Among the issues raised is the Ugandan legislature’s consideration of a proposal for the death penalty for homosexuality.

“As … you know,” Lively said. “I opposed the death penalty provision of the Ugandan bill from the beginning. … It is a baseless charge for which they have not a shred of proof, but in any case advocacy for legislation is speech.”

“Mostly, the lawsuit is a rehash of the argument the left has made from the beginning that my preaching against homosexuality in Uganda is the cause of persecution of homosexuals in that country. It offers a lot of out-of-context comments from my 2009 seminar in Kompala, and includes the murder of David Kato as the most egregious example of the supposed negative consequences of my speech. The claim omits the fact that a male prostitute whom Kato had bailed out of jail to be his live-in lover confessed to bashing in Katos head with a hammer for failing to pay him as promised and was prosecuted for the crime,” Lively said.

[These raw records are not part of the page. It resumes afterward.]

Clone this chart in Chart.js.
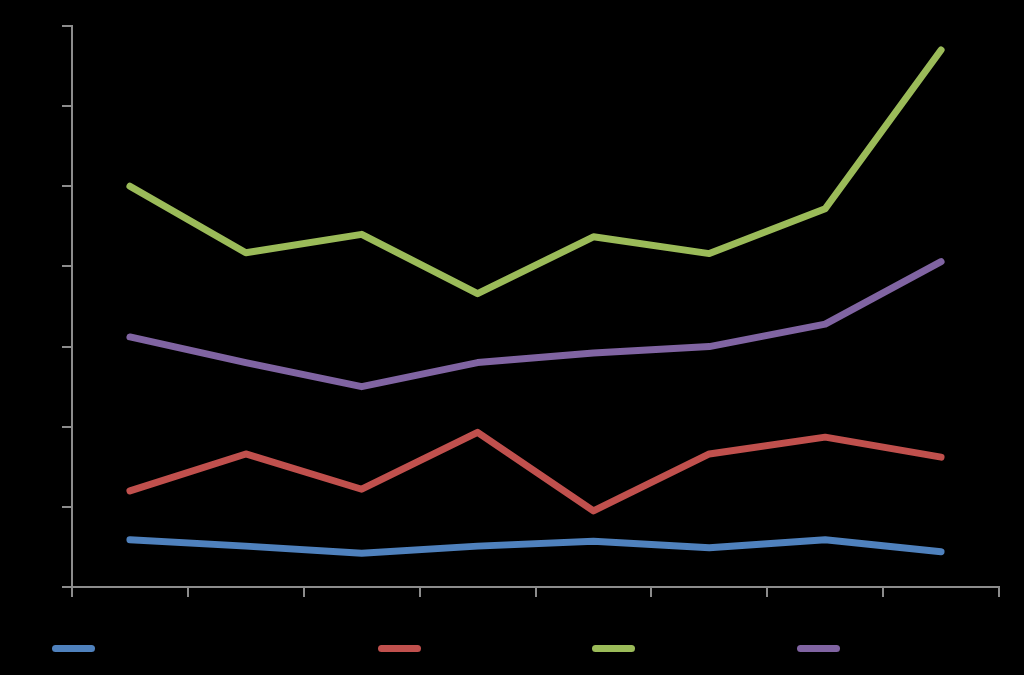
<!DOCTYPE html>
<html>
<head>
<meta charset="utf-8">
<script src="https://cdn.jsdelivr.net/npm/chart.js@4"></script>
<style>
  html, body { margin: 0; padding: 0; background: #000; }
  #wrap { position: relative; width: 1024px; height: 675px; }
  #legend { position: absolute; left: 0; top: 638px; width: 1024px; height: 20px; }
  .item { position: absolute; top: 0; font: 15px "Liberation Sans", Arial, sans-serif; color: #000; white-space: nowrap; }
  .swatch { display: inline-block; width: 43px; height: 7px; border-radius: 4px; vertical-align: middle; margin-right: 6px; }
</style>
</head>
<body>
<div id="wrap">
  <canvas id="chart" width="1024" height="675"></canvas>
  <div id="legend"></div>
</div>
<script>
const categories = ['1', '2', '3', '4', '5', '6', '7', '8'];
const seriesNames = ['Series 1', 'Series 2', 'Series 3', 'Series 4'];
const seriesA = [0.59, 0.51, 0.42, 0.51, 0.57, 0.49, 0.59, 0.44];
const seriesB = [1.20, 1.66, 1.22, 1.93, 0.95, 1.66, 1.87, 1.62];
const seriesC = [5.00, 4.17, 4.40, 3.66, 4.37, 4.16, 4.72, 6.70];
const seriesD = [3.12, 2.80, 2.50, 2.80, 2.92, 3.00, 3.28, 4.06];
const colors = ['#4F81BD', '#C0504D', '#9BBB59', '#8064A2'];

const axisColor = '#8c8c8c';

function makeSet(i, data) {
  return {
    label: seriesNames[i],
    data: data,
    borderColor: colors[i],
    backgroundColor: colors[i],
    borderWidth: 7,
    borderCapStyle: 'round',
    borderJoinStyle: 'round',
    pointRadius: 0,
    tension: 0,
    fill: false
  };
}

const ctx = document.getElementById('chart').getContext('2d');
new Chart(ctx, {
  type: 'line',
  data: {
    labels: categories,
    datasets: [makeSet(0, seriesA), makeSet(1, seriesB), makeSet(2, seriesC), makeSet(3, seriesD)]
  },
  options: {
    responsive: false,
    animation: false,
    layout: { padding: { top: 26, right: 25, left: 0, bottom: 0 } },
    plugins: {
      legend: { display: false },
      tooltip: { enabled: false }
    },
    scales: {
      x: {
        offset: true,
        afterFit: s => { s.height = 88; },
        grid: { offset: true, drawOnChartArea: false, drawTicks: true, tickLength: 10, color: axisColor, lineWidth: 2 },
        border: { color: axisColor, width: 2 },
        ticks: { color: '#000', font: { size: 15 }, padding: 2 }
      },
      y: {
        min: 0,
        max: 7,
        afterFit: s => { s.width = 72; },
        grid: { drawOnChartArea: false, drawTicks: true, tickLength: 10, color: axisColor, lineWidth: 2 },
        border: { color: axisColor, width: 2 },
        ticks: { stepSize: 1, color: '#000', font: { size: 15 } }
      }
    }
  }
});

// legend drawn as html below the plot
const legendLeft = [52, 378, 592, 797];
const legend = document.getElementById('legend');
seriesNames.forEach((name, i) => {
  const item = document.createElement('div');
  item.className = 'item';
  item.style.left = legendLeft[i] + 'px';
  item.innerHTML = '<span class="swatch" style="background:' + colors[i] + '"></span>' + name;
  legend.appendChild(item);
});
</script>
</body>
</html>
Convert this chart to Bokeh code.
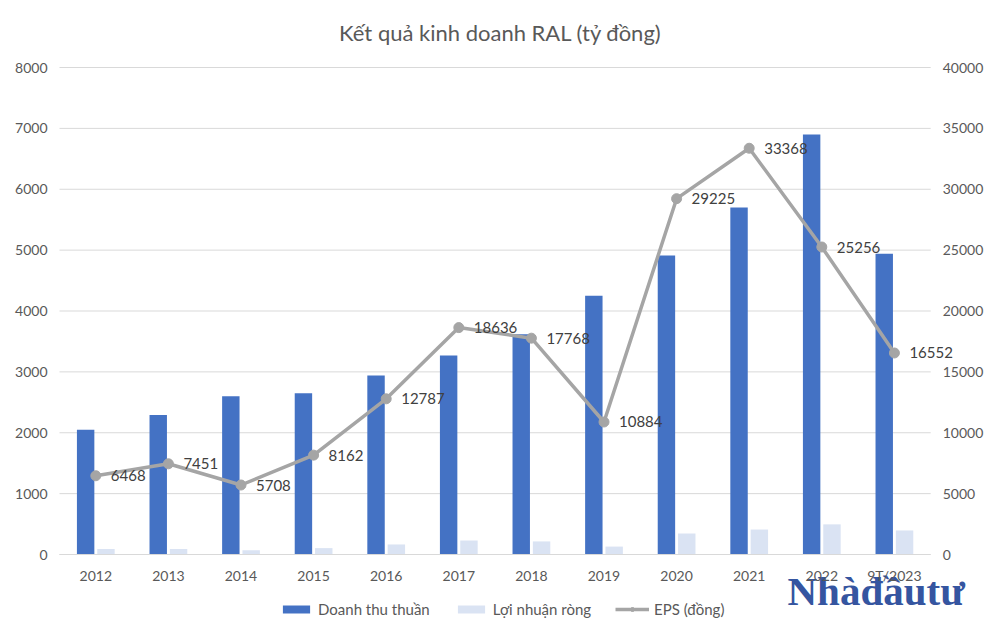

The lawsuit cites Lively’s visits to Uganda in 2002 to campaign against pornography at a conference to illustrate his responsibility for subsequent violence, as well as the Ugandan proposal to make illegal the publishing of pornography for the purpose of promoting homosexuality.

It claims Lively “entered into an unlawful agreement …. knowing that the goal of the conspiracy was to severely deprive persons of fundamental rights on the basis of their gender and/or sexual orientation and gender identity and intended to help accomplish that end.”

The law cited by the case, an alien tort statute, lets nonresidents sue in the U.S. when they allege international law violations.

Spees alleged in an interview with the Times that the case is based on Lively’s conduct, not Lively’s speech. Cited in the case are a multitude of Lively’s comments and statements.